AVAILABLE RECORDS:
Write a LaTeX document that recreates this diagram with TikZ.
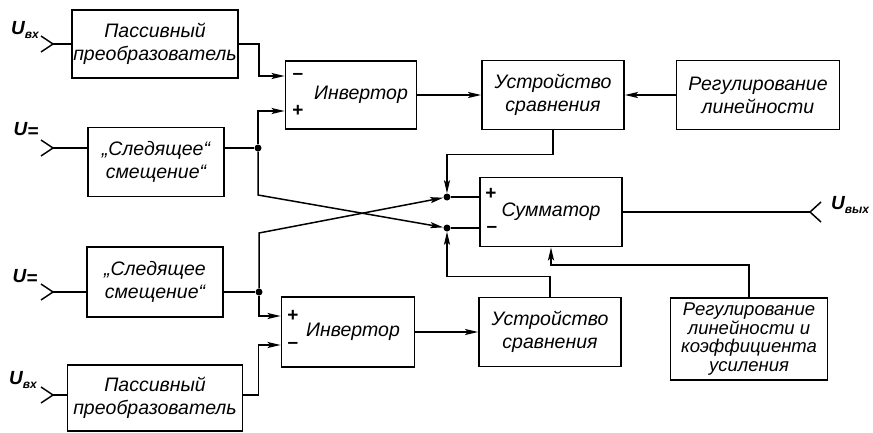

---

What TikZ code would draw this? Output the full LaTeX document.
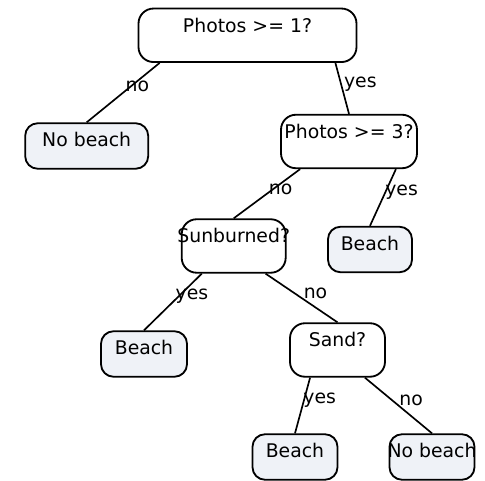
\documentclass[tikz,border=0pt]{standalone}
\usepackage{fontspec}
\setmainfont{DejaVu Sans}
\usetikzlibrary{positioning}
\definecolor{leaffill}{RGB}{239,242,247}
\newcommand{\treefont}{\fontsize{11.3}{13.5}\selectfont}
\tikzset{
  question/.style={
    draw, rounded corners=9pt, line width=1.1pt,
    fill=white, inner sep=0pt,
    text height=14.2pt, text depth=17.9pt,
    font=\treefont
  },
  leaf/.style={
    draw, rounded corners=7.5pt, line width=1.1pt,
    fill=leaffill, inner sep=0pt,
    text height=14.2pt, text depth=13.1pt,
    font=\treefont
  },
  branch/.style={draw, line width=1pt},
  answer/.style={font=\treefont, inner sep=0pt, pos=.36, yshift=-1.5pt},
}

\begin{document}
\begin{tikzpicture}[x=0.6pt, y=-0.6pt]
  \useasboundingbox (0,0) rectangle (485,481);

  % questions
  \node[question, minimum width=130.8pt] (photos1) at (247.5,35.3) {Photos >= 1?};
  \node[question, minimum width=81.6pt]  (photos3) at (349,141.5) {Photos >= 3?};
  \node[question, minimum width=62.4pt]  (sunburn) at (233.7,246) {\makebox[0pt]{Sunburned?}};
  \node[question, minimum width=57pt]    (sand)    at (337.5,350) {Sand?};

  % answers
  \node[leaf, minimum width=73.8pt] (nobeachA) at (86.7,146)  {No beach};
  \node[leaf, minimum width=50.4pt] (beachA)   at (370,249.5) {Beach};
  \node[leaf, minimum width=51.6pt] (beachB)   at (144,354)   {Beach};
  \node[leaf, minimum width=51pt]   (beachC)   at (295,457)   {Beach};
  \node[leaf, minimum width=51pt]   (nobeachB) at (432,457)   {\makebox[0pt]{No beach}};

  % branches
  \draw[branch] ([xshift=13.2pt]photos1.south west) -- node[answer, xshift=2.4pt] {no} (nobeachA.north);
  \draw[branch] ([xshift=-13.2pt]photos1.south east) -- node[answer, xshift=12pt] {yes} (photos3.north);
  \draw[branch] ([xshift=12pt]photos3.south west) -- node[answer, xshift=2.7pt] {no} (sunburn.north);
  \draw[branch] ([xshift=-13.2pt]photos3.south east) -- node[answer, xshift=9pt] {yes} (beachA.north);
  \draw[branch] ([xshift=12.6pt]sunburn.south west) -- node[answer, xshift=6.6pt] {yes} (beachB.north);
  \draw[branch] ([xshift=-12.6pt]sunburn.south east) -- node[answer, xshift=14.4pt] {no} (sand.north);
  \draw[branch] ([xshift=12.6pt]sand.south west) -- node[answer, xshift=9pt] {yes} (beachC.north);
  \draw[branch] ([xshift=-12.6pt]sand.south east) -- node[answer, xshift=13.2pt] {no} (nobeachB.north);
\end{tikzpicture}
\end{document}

TASK PROMPT: Only a number is wanted here: how many lines in the data above include the string "this"?

ANSWER TO THE PROBLEM: 2